I had a quick surf at Balevullin earlier this evening – the purple-white sand beach in the northwest corner of the island. It wasn’t crowded – just me and a couple of body surfers to begin with, then me on my own, then me and a large, inquisitive seal, bobbing around about 20ft away, scoping me out. The waves were small – only a couple of feet – but felt as if they had more punch to them than earlier in the week. As I walked back to the car at high tide, the shore break snapping and hissing at my ankles, I was already looking forward to getting back in the water the next day. If this evening was the starter, then tomorrow will be the main course.
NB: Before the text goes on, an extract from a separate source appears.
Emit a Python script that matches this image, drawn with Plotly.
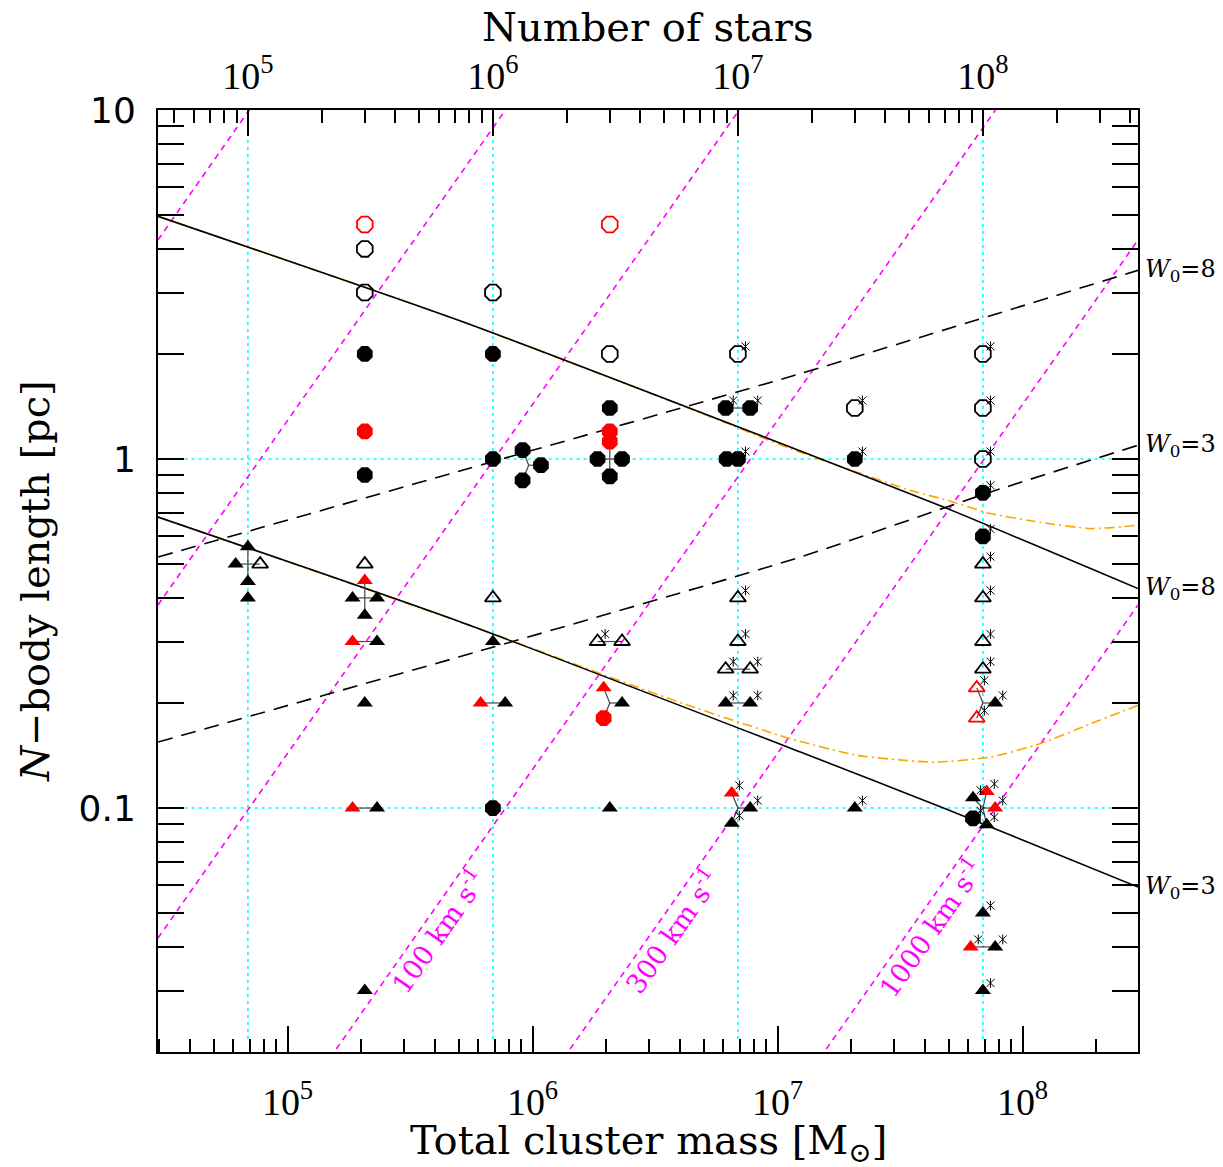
import numpy as np
import plotly.graph_objects as go

# ---------------- constants ----------------
MEAN_STAR_MASS = 0.689      # Msun per star (M = 0.689 N), links bottom and top axes
G_PC = 4.30e-3              # pc (km/s)^2 / Msun
VIRIAL_FACTOR = 0.3         # constant-velocity guides: r = 0.3 G M / v^2
SPREAD_DEX = 0.05           # displacement of coincident simulations (dex)
STAR_DX, STAR_DY = 0.031, 0.0215   # asterisk offset (dex)

# ---------------- axes ----------------
mass_range = [2.96e4, 2.96e8]
length_range = [0.02, 10.0]
mass_tick_vals = [1e5, 1e6, 1e7, 1e8]
mass_tick_text = ["10<sup>5</sup>", "10<sup>6</sup>", "10<sup>7</sup>", "10<sup>8</sup>"]
nstar_tick_vals = [1e5, 1e6, 1e7, 1e8]
nstar_tick_text = ["10<sup>5</sup>", "10<sup>6</sup>", "10<sup>7</sup>", "10<sup>8</sup>"]
length_tick_vals = [0.1, 1, 10]
length_tick_text = ["0.1", "1", "10"]

# cyan reference grid
grid_nstars = [1e5, 1e6, 1e7, 1e8]
grid_lengths = [0.1, 1.0]

# constant velocity guides (km/s)
guide_velocities = [3, 10, 30, 100, 300, 1000]
label_velocities = [100, 300, 1000]
label_lengths = [0.0446, 0.0446, 0.0455]
label_texts = ["100 km s<sup>-1</sup>", "300 km s<sup>-1</sup>", "1000 km s<sup>-1</sup>"]

# ---------------- model curves ----------------
w8_solid_mass = [2.96e4, 4.99e5, 1.24e7, 4.93e7, 2.96e8]
w8_solid_len = [4.96, 2.497, 1.054, 0.721, 0.4253]
w3_solid_mass = [2.96e4, 4.99e5, 1.24e7, 4.93e7, 2.96e8]
w3_solid_len = [0.682, 0.3428, 0.1447, 0.0991, 0.0594]
w8_dash_mass = [2.96e4, 4.62e5, 1.24e7, 2.96e8]
w8_dash_len = [0.5238, 0.908, 1.757, 3.473]
w3_dash_mass = [2.96e4, 4.99e5, 1.24e7, 7.40e7, 2.96e8]
w3_dash_len = [0.1546, 0.2708, 0.5238, 0.804, 1.095]
orange_hi_mass = [2.96e4, 4.99e5, 4.85e6, 1.13e7, 3.49e7, 4.93e7, 7.40e7, 1.18e8, 1.90e8, 2.96e8]
orange_hi_len = [4.96, 2.497, 1.357, 1.071, 0.813, 0.762, 0.698, 0.659, 0.632, 0.646]
orange_lo_mass = [2.96e4, 4.99e5, 1.90e6, 4.13e6, 1.13e7, 2.12e7, 4.35e7, 7.40e7, 1.18e8, 1.90e8, 2.96e8]
orange_lo_len = [0.682, 0.3428, 0.2424, 0.1991, 0.158, 0.1416, 0.1354, 0.140, 0.1529, 0.1745, 0.1969]

right_labels = ["<i>W</i><sub>0</sub>=8", "<i>W</i><sub>0</sub>=3", "<i>W</i><sub>0</sub>=8", "<i>W</i><sub>0</sub>=3"]

# ---------------- simulations ----------------
# code: c = circle, t = triangle, o = open, r = red, * = asterisk
col_nstar = [1e5, 3e5, 1e6, 1.4e6, 3e6, 9e6, 1e7, 3e7, 1e8]
len_1e5 = [0.5, 0.5, 0.5, 0.5, 0.4]
code_1e5 = ["to", "t", "t", "t", "t"]
len_3e5 = [4.7, 4.0, 3.0, 2.0, 1.2, 0.9, 0.5, 0.4, 0.4, 0.4, 0.4, 0.3, 0.3, 0.2, 0.1, 0.1, 0.03]
code_3e5 = ["cor", "co", "co", "c", "cr", "c", "to", "t", "tr", "t", "t", "t", "tr", "t", "t", "tr", "t"]
len_1e6 = [3.0, 2.0, 1.0, 0.4, 0.3, 0.2, 0.2, 0.1]
code_1e6 = ["co", "c", "c", "to", "t", "t", "tr", "c"]
len_1p4e6 = [0.96, 0.96, 0.96]
code_1p4e6 = ["c", "c", "c"]
len_3e6 = [4.7, 2.0, 1.4, 1.2, 1.0, 1.0, 1.0, 1.0, 0.3, 0.3, 0.2, 0.2, 0.2, 0.1]
code_3e6 = ["cor", "co", "c", "cr", "c", "cr", "c", "c", "to", "to*", "t", "tr", "cr", "t"]
len_9e6 = [1.0]
code_9e6 = ["c"]
len_1e7 = [2.0, 1.4, 1.4, 1.0, 0.4, 0.3, 0.25, 0.25, 0.2, 0.2, 0.1, 0.1, 0.1]
code_1e7 = ["co*", "c*", "c*", "c*", "to*", "to*", "to*", "to*", "t*", "t*", "t*", "tr*", "t*"]
len_3e7 = [1.4, 1.0, 0.1]
code_3e7 = ["co*", "c*", "t*"]
len_1e8 = [2.0, 1.4, 1.0, 0.8, 0.6, 0.5, 0.4, 0.3, 0.25, 0.2, 0.2, 0.2,
           0.1, 0.1, 0.1, 0.1, 0.1, 0.05, 0.04, 0.04, 0.03]
code_1e8 = ["co*", "co*", "co*", "c*", "c*", "to*", "to*", "to*", "to*", "t*", "tor*", "tor*",
            "tr*", "tr*", "t*", "c*", "t*", "t*", "t*", "tr*", "t*"]

col_lengths = [len_1e5, len_3e5, len_1e6, len_1p4e6, len_3e6, len_9e6, len_1e7, len_3e7, len_1e8]
col_codes = [code_1e5, code_3e5, code_1e6, code_1p4e6, code_3e6, code_9e6, code_1e7, code_3e7, code_1e8]

# ---------------- build figure ----------------
fig = go.Figure()
NOHOVER = dict(hoverinfo="skip", showlegend=False)

# cyan grid
gx, gy = [], []
for n in grid_nstars:
    m = n * MEAN_STAR_MASS
    gx += [m, m, None]
    gy += [0.0218, 8.37, None]
for r in grid_lengths:
    gx += [3.8e4, 2.32e8, None]
    gy += [r, r, None]
fig.add_trace(go.Scatter(x=gx, y=gy, mode="lines",
                         line=dict(color="#00ffff", width=1.6, dash="3px,4px"), **NOHOVER))

# magenta constant-velocity guides
kG = VIRIAL_FACTOR * G_PC
vx, vy = [], []
for v in guide_velocities:
    m_lo = max(mass_range[0], 0.01 * v**2 / kG)
    m_hi = min(mass_range[1], 20.0 * v**2 / kG)
    vx += [m_lo, m_hi, None]
    vy += [kG * m_lo / v**2, kG * m_hi / v**2, None]
fig.add_trace(go.Scatter(x=vx, y=vy, mode="lines",
                         line=dict(color="#ff00ff", width=1.6, dash="6px,5px"), **NOHOVER))

# orange curves
for mm, rr in [(orange_hi_mass, orange_hi_len), (orange_lo_mass, orange_lo_len)]:
    fig.add_trace(go.Scatter(x=mm, y=rr, mode="lines",
                             line=dict(color="#ffa500", width=1.6, dash="10px,4px,2px,4px",
                                       shape="spline", smoothing=0.6), **NOHOVER))
# dashed black
for mm, rr in [(w8_dash_mass, w8_dash_len), (w3_dash_mass, w3_dash_len)]:
    fig.add_trace(go.Scatter(x=mm, y=rr, mode="lines",
                             line=dict(color="black", width=1.6, dash="15px,9px",
                                       shape="spline", smoothing=0.6), **NOHOVER))
# solid black
for mm, rr in [(w8_solid_mass, w8_solid_len), (w3_solid_mass, w3_solid_len)]:
    fig.add_trace(go.Scatter(x=mm, y=rr, mode="lines",
                             line=dict(color="black", width=1.6, shape="spline", smoothing=0.6),
                             **NOHOVER))

# simulations: group coincident runs and spread them around the true position
spider_x, spider_y = [], []
groups_marks = {}
star_x, star_y = [], []
for n, lens, codes in zip(col_nstar, col_lengths, col_codes):
    groups = {}
    for r, c in zip(lens, codes):
        groups.setdefault(r, []).append(c)
    lm0 = np.log10(n * MEAN_STAR_MASS)
    for r, members in groups.items():
        lr0 = np.log10(r)
        k = len(members)
        for i, c in enumerate(members):
            if k > 1:
                th = 2 * np.pi * i / k
                dx, dy = SPREAD_DEX * np.cos(th), SPREAD_DEX * np.sin(th)
                spider_x += [10**lm0, 10**(lm0 + dx), None]
                spider_y += [10**lr0, 10**(lr0 + dy), None]
            else:
                dx = dy = 0.0
            key = (c[0], "o" in c, "r" in c)
            groups_marks.setdefault(key, ([], []))
            groups_marks[key][0].append(10**(lm0 + dx))
            groups_marks[key][1].append(10**(lr0 + dy))
            if "*" in c:
                star_x.append(10**(lm0 + dx + STAR_DX))
                star_y.append(10**(lr0 + dy + STAR_DY))

fig.add_trace(go.Scatter(x=spider_x, y=spider_y, mode="lines",
                         line=dict(color="#444444", width=1.2), **NOHOVER))

for (shape, is_open, is_red), (xs, ys) in groups_marks.items():
    col = "red" if is_red else "black"
    if shape == "c":
        sym, size = "octagon", 17
    else:
        sym, size = "triangle-up", 14
    if is_open:
        sym += "-open"
    fig.add_trace(go.Scatter(x=xs, y=ys, mode="markers",
                             marker=dict(symbol=sym, size=size, color=col,
                                         line=dict(width=1.8 if is_open else 0, color=col)),
                             **NOHOVER))

for sym, size in [("x-thin-open", 8), ("line-ns-open", 7)]:
    fig.add_trace(go.Scatter(x=star_x, y=star_y, mode="markers",
                             marker=dict(symbol=sym, size=size, color="black",
                                         line=dict(width=1, color="black")), **NOHOVER))

# dummy trace to activate the top (number of stars) axis
fig.add_trace(go.Scatter(x=[1e6], y=[1.0], xaxis="x2", mode="markers",
                         marker=dict(opacity=0), **NOHOVER))

# ---------------- axes ----------------
def minor_vals(lo, hi):
    out = []
    for e in range(int(np.floor(np.log10(lo))) - 1, int(np.ceil(np.log10(hi))) + 1):
        for d in range(2, 10):
            v = d * 10.0**e
            if lo <= v <= hi:
                out.append(v)
    return out

common = dict(type="log", showgrid=False, zeroline=False, showline=True,
              linecolor="black", linewidth=2, ticks="inside", ticklen=26,
              tickwidth=1.5, tickcolor="black", tickmode="array")
minor_common = dict(ticks="inside", ticklen=13, tickwidth=1.5, tickcolor="black", showgrid=False)
nrange = [mass_range[0] / MEAN_STAR_MASS, mass_range[1] / MEAN_STAR_MASS]

# page body adds an 8 px margin, so the figure is drawn 8 px smaller and offset
fig.update_layout(
    width=1215, height=1159,
    margin=dict(l=150, r=85, t=102, b=115),
    paper_bgcolor="white", plot_bgcolor="white",
    font=dict(family="DejaVu Serif", color="black"),
    xaxis=dict(**common, range=[np.log10(mass_range[0]), np.log10(mass_range[1])],
               tickvals=mass_tick_vals, ticktext=mass_tick_text,
               tickfont=dict(family="Liberation Serif", size=38, color="black"),
               ticklabelstandoff=15, mirror=False, anchor="y",
               minor=dict(**minor_common, tickvals=minor_vals(*mass_range))),
    xaxis2=dict(**common, range=[np.log10(nrange[0]), np.log10(nrange[1])],
                overlaying="x", side="top", anchor="y",
                tickvals=nstar_tick_vals, ticktext=nstar_tick_text,
                tickfont=dict(family="Liberation Serif", size=38, color="black"),
                ticklabelstandoff=4,
                minor=dict(**minor_common, tickvals=minor_vals(*nrange))),
    yaxis=dict(**common, range=[np.log10(length_range[0]), np.log10(length_range[1])],
               tickvals=length_tick_vals, ticktext=length_tick_text,
               tickfont=dict(family="DejaVu Sans", size=36, color="black"),
               ticklabelstandoff=13, mirror="allticks",
               minor=dict(**minor_common, tickvals=minor_vals(*length_range))),
)

# ---------------- annotations ----------------
ann = []
title_font = dict(family="DejaVu Serif", size=40, color="black")
ann.append(dict(text="Total cluster mass [M<sub>⊙</sub>]", xref="paper", yref="paper",
                x=0.5, y=0, yshift=-91, showarrow=False, font=title_font,
                xanchor="center", yanchor="middle"))
ann.append(dict(text="Number of stars", xref="paper", yref="paper",
                x=0.5, y=1, yshift=83, showarrow=False, font=title_font,
                xanchor="center", yanchor="middle"))
ann.append(dict(text="<i>N</i>−body length [pc]", xref="paper", yref="paper",
                x=0, y=0.5, xshift=-123, showarrow=False, font=title_font, textangle=-90,
                xanchor="center", yanchor="middle"))

ends = [w8_dash_len[-1], w3_dash_len[-1], w8_solid_len[-1], w3_solid_len[-1]]
for txt, r in zip(right_labels, ends):
    ann.append(dict(text=txt, xref="paper", yref="y", x=1, y=np.log10(r), xshift=5,
                    showarrow=False, xanchor="left", yanchor="middle",
                    font=dict(family="DejaVu Serif", size=24, color="black")))

px_per_dex_x = 980 / np.log10(mass_range[1] / mass_range[0])
px_per_dex_y = 942 / np.log10(length_range[1] / length_range[0])
angle = -np.degrees(np.arctan2(px_per_dex_y, px_per_dex_x))
for v, r, txt in zip(label_velocities, label_lengths, label_texts):
    m = r * v**2 / kG
    ann.append(dict(text=txt, xref="x", yref="y", x=np.log10(m), y=np.log10(r),
                    xshift=18, showarrow=False, textangle=angle,
                    xanchor="center", yanchor="middle",
                    font=dict(family="DejaVu Serif", size=27, color="#ff00ff")))

fig.update_layout(annotations=ann)
fig.write_html("out.html")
Having said that, tomorrow might not be the main course. The promised swell might not materialise, the wind direction might shift, and a million other things might go wrong. In the grand scheme of things, it could hardly matter less either way: the world will continue to spin on its axis whether I get to surf good waves tomorrow or not. Right now this minute, though, I honestly can’t think about anything else, and when you’re in a place as magical as Tiree, this kind of tunnel vision can be a bit of a curse. As I write this, I’m sitting in the gloaming in a farmhouse on the north coast of the island, looking out over a sheep field towards a sheltered little reef. Beyond the reef is the Sea of the Hebrides, and beyond that, barely visible on the horizon, are Barra and Sandray, Pabbay, Mingulay and Berneray – the most southerly of the western isles. In the field are occasional interlopers – greylag geese, lapwings and hares; on the telegraph wire that runs back up the rutted track to the main road, a flock of ten or 12 quarrelsome starlings, arrange and rearrange themselves like so many feathery abacus beads. Any normal person would be transfixed and delighted by all these goings-on, but me? I try my best to enjoy the birds, hares and distant islands, but my eye keeps being drawn back to the reef. Every time a wave washes over it, I’m convinced there’s a bit more whitewater than before – a tell-tale sign that the swell’s getting bigger. Lapwings schlapwings – tomorrow’s gonna be epic.